Она многое успела рассказать Андрею в своих письмах, но дневник оказался настоящей исповедью. Андрей еще глубже осознал, почему эта светская барышня, вместо того чтобы вальсировать на балах, кокетничать, показывать новые платья, туфли, шляпки, украшения и прочую мишуру, отправилась в действующую армию. Она желала творить только добро и считала, что в данный момент это лучше всего можно сделать в лазарете или на перевязочном пункте, где так много покалеченных, несчастных людей. Она безропотно сносила все обиды и оскорбления некоторых господ врачей, видевших в каждой сестре милосердия искательницу легких приключений. Меряя людей на свой аршин, они оставались пошляками, несмотря на «благородное» происхождение. Не добившись своего, они посылали Ольгу Головину на самые грязные работы, потешались над нею, а она гордо переносила все это, понимая, что самые грязные работы среди больных благородны, что они не унижают, а возвеличивают человека.

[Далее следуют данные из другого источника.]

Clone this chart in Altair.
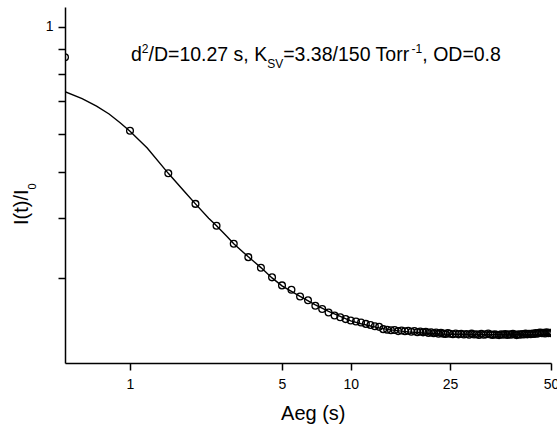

Она и сама часто просилась отправить ее туда, где особенно трудно и опасно. На Шипке ей довелось под огнем перевязывать таких, кто три или четыре дня валялся на поле боя в нестерпимую жару. Сначала она выбирала скопище червей из их ран, потом обмывала, смазывала, перевязывала, ободряла. Ее частенько тошнило, и она выбегала на улицу, чтобы не обидеть искалеченных, не прослыть неженкой и чистоплюйкой. Она стирала грязное белье, хотя раньше имела смутное представление о стирке, могла снять с себя одежду н прикрыть больного, трясущегося в лихорадке, хотя знала. что на нем полно паразитов и что эти паразиты могут быть разносчиками сыпняка. Она и заразилась, и заболела, и много страдала, и уже знала приговор своей судьбе, но не роптала, а принимала это как должное.